**DATASET SECTION:**

━━━━━━━━

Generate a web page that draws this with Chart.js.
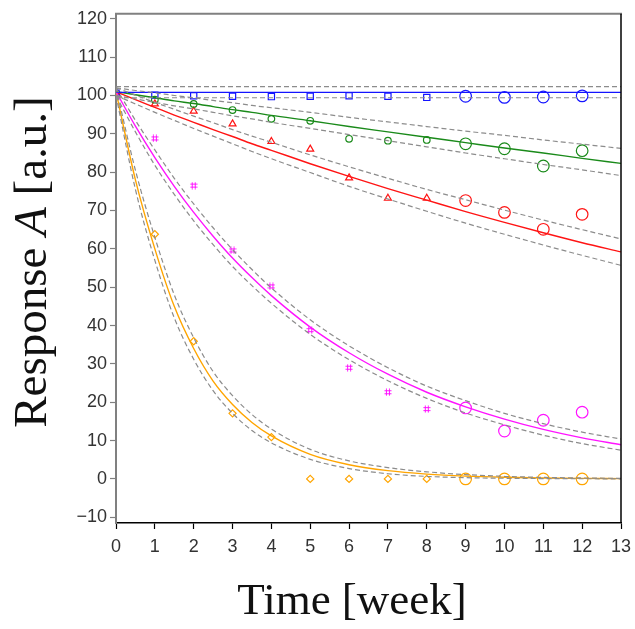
<!DOCTYPE html>
<html><head><meta charset="utf-8">
<script src="https://cdn.jsdelivr.net/npm/chart.js@4.4.1/dist/chart.umd.min.js"></script>
<style>html,body{margin:0;padding:0;background:#fff;overflow:hidden}</style>
</head><body>
<canvas id="c" width="635" height="629" style="display:block;width:635px;height:629px"></canvas>
<script>
// ---- observed data (weeks 0..12) ----
const weeks = [0,1,2,3,4,5,6,7,8,9,10,11,12];
const blueObs    = [100.6,100.1,99.9,99.8,99.7,99.8,99.9,99.8,99.5,99.8,99.5,99.6,99.9];
const greenObs   = [100.6,98.9,97.8,96.2,93.9,93.4,88.7,88.2,88.4,87.4,86.1,81.6,85.6];
const redObs     = [100.6,97.8,95.9,92.6,88.0,86.0,78.5,73.2,73.2,72.6,69.5,65.1,69.0];
const magentaObs = [100.6,88.8,76.5,59.6,50.2,38.8,29.0,22.6,18.2,18.5,12.5,15.3,17.4];
const orangeObs  = [100.6,63.8,35.9,17.1,10.9,0.0,0.0,0.0,0.0,0.0,0.0,0.0,0.0];

// ---- fitted curves and confidence bands ----
const fitTime      = [0,0.5,1,1.5,2,2.5,3,3.5,4,5,6,7,8,9,10,11,12,13];
const blueFit      = [100.8,100.8,100.8,100.8,100.8,100.8,100.8,100.8,100.8,100.8,100.8,100.8,100.8,100.8,100.8,100.8,100.8,100.8];
const blueUpper    = [102.3,102.3,102.3,102.3,102.3,102.3,102.3,102.3,102.3,102.3,102.3,102.3,102.3,102.3,102.3,102.3,102.3,102.3];
const blueLower    = [99.4,99.4,99.4,99.4,99.4,99.4,99.4,99.4,99.4,99.4,99.4,99.4,99.4,99.4,99.4,99.4,99.4,99.4];
const greenFit     = [101,100.2,99.4,98.6,97.9,97.1,96.3,95.6,94.8,93.4,91.9,90.5,89.1,87.7,86.3,85.0,83.6,82.3];
const greenUpper   = [102,101.3,100.7,100.0,99.4,98.7,98.1,97.4,96.8,95.6,94.3,93.1,91.9,90.7,89.6,88.4,87.3,86.2];
const greenLower   = [100,99.1,98.2,97.3,96.5,95.6,94.7,93.9,93.0,91.4,89.8,88.2,86.6,85.0,83.5,82.0,80.6,79.1];
const redFit       = [101,98.9,96.9,94.9,93.0,91.1,89.3,87.4,85.7,82.2,78.9,75.7,72.7,69.7,66.9,64.2,61.6,59.2];
const redUpper     = [102,100.1,98.2,96.4,94.6,92.9,91.1,89.4,87.8,84.5,81.4,78.4,75.5,72.8,70.1,67.5,65.0,62.6];
const redLower     = [100,97.8,95.6,93.5,91.4,89.4,87.4,85.4,83.5,79.9,76.3,73.0,69.8,66.7,63.8,61.0,58.3,55.7];
const magentaFit   = [101,92.0,83.8,76.3,69.5,63.3,57.6,52.5,47.8,39.6,32.9,27.3,22.6,18.8,15.6,12.9,10.7,8.9];
const magentaUpper = [102,93.5,85.8,78.4,71.7,65.5,59.8,54.6,49.8,41.5,34.7,29.0,24.2,20.4,17.1,14.4,12.2,10.4];
const magentaLower = [100,90.5,81.8,74.2,67.3,61.1,55.4,50.4,45.8,37.7,31.1,25.6,21.0,17.2,14.1,11.4,9.2,7.5];
const orangeFit    = [101,78,60,45,34,25.5,19.4,14.7,11.2,6.4,3.7,2.15,1.25,0.72,0.42,0.24,0.14,0.08];
const orangeUpper  = [102,80.5,63,48,36.8,28,21.7,16.8,13.0,7.7,4.7,2.95,1.85,1.12,0.67,0.39,0.24,0.13];
const orangeLower  = [100,75.5,57,42,31.2,23,17.1,12.6,9.4,5.1,2.7,1.35,0.65,0.32,0.17,0.09,0.04,0.03];

// ---- axes ----
const xTicks = [0,1,2,3,4,5,6,7,8,9,10,11,12,13];
const yTicks = [-10,0,10,20,30,40,50,60,70,80,90,100,110,120];
const xTitle = 'Time [week]';
const yTitleParts = [['Response ', false], ['A', true], [' [a.u.]', false]];

const COLORS = {blue:'#1414ff', green:'#1a8a1a', red:'#ff1414', magenta:'#ff14ff', orange:'#ffa500', band:'#8c8c8c'};

// custom '#' marker
function hashMarker(color){
  const c = document.createElement('canvas'); c.width = 8; c.height = 8;
  const g = c.getContext('2d'); g.strokeStyle = color; g.lineWidth = 1;
  g.beginPath();
  g.moveTo(2.5,0.5); g.lineTo(2.5,7.5); g.moveTo(5.5,0.5); g.lineTo(5.5,7.5);
  g.moveTo(0.5,2.5); g.lineTo(7.5,2.5); g.moveTo(0.5,5.5); g.lineTo(7.5,5.5);
  g.stroke();
  return c;
}

const pts = (xs, ys) => xs.map((x, i) => ({x, y: ys[i]}));

function fitLine(ys, color){
  return {data: pts(fitTime, ys), showLine: true, borderColor: color, borderWidth: 1.4,
    pointRadius: 0, pointHoverRadius: 0, cubicInterpolationMode: 'monotone', fill: false};
}
function band(ys){
  return {data: pts(fitTime, ys), showLine: true, borderColor: COLORS.band, borderWidth: 1.2,
    borderDash: [5,3], pointRadius: 0, pointHoverRadius: 0, cubicInterpolationMode: 'monotone', fill: false};
}
function obs(ys, color, style, r){
  return {data: pts(weeks, ys), showLine: false, borderColor: color, backgroundColor: 'rgba(0,0,0,0)',
    pointBorderWidth: 1.2,
    pointStyle: ctx => ctx.dataIndex >= 9 ? 'circle' : style,
    pointRadius: ctx => ctx.dataIndex >= 9 ? 5.8 : r};
}

const datasets = [
  band(blueUpper), band(blueLower), band(greenUpper), band(greenLower),
  band(redUpper), band(redLower), band(magentaUpper), band(magentaLower),
  band(orangeUpper), band(orangeLower),
  fitLine(blueFit, COLORS.blue), fitLine(greenFit, COLORS.green), fitLine(redFit, COLORS.red),
  fitLine(magentaFit, COLORS.magenta), fitLine(orangeFit, COLORS.orange),
  obs(blueObs, COLORS.blue, 'rect', 4.4),
  obs(greenObs, COLORS.green, 'circle', 3.3),
  obs(redObs, COLORS.red, 'triangle', 4.0),
  obs(magentaObs, COLORS.magenta, hashMarker(COLORS.magenta), 3.5),
  obs(orangeObs, COLORS.orange, 'rectRot', 3.6)
];

const frame = {
  id: 'frame',
  afterDatasetsDraw(chart){
    const {ctx, chartArea: a} = chart;
    ctx.save();
    ctx.lineWidth = 2; ctx.strokeStyle = '#808080';
    ctx.beginPath(); ctx.moveTo(a.left - 1, a.top); ctx.lineTo(a.right + 1, a.top); ctx.stroke();
    ctx.lineWidth = 1.5; ctx.strokeStyle = '#000';
    ctx.beginPath(); ctx.moveTo(a.right, a.top); ctx.lineTo(a.right, a.bottom); ctx.stroke();
    ctx.restore();
  },
  afterDraw(chart){
    const {ctx} = chart;
    ctx.save();
    ctx.fillStyle = '#111';
    ctx.font = '45px "Liberation Serif", "Times New Roman", serif';
    ctx.textAlign = 'center'; ctx.textBaseline = 'alphabetic';
    ctx.fillText(xTitle, 352, 614);
    // y title with italic A
    const fonts = it => (it ? 'italic ' : '') + '47px "Liberation Serif", "Times New Roman", serif';
    let total = 0;
    const widths = yTitleParts.map(([t, it]) => { ctx.font = fonts(it); const w = ctx.measureText(t).width; total += w; return w; });
    ctx.translate(46, 262);
    ctx.rotate(-Math.PI / 2);
    ctx.textAlign = 'left';
    let x = -total / 2;
    yTitleParts.forEach(([t, it], i) => { ctx.font = fonts(it); ctx.fillText(t, x, 0); x += widths[i]; });
    ctx.restore();
  }
};

const tickFont = {family: '"Liberation Sans", Arial, sans-serif', size: 18};
const fmt = v => v < 0 ? '\u2212' + Math.abs(v) : String(v);

new Chart(document.getElementById('c'), {
  type: 'scatter',
  data: {datasets},
  plugins: [frame],
  options: {
    responsive: false, animation: false, devicePixelRatio: 1,
    layout: {padding: {top: 13, right: 14, left: 0, bottom: 0}},
    plugins: {legend: {display: false}, tooltip: {enabled: false}},
    scales: {
      x: {
        type: 'linear', min: 0, max: 13,
        afterBuildTicks: s => { s.ticks = xTicks.map(v => ({value: v})); },
        afterFit: s => { s.height = 106; s.paddingRight = 0; },
        grid: {drawOnChartArea: false, drawTicks: true, tickLength: 6, tickColor: '#000', tickWidth: 1.2},
        border: {color: '#000', width: 1.5},
        ticks: {font: tickFont, color: '#333', padding: 7, maxRotation: 0, autoSkip: false, callback: fmt}
      },
      y: {
        type: 'linear', min: -11.5, max: 121.3,
        afterBuildTicks: s => { s.ticks = yTicks.map(v => ({value: v})); },
        afterFit: s => { s.width = 116; },
        grid: {drawOnChartArea: false, drawTicks: true, tickLength: 6, tickColor: '#808080', tickWidth: 1.2},
        border: {color: '#808080', width: 2},
        ticks: {font: tickFont, color: '#333', padding: 3, autoSkip: false, callback: fmt}
      }
    }
  }
});
</script>
</body></html>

━━━━━━━━

**DO THIS:** Check every line for "with" and show the ones that have it.

**SOLUTION FOR THIS EXERCISE:**
Generate a web page that draws this with Chart.js.
    // y title with italic A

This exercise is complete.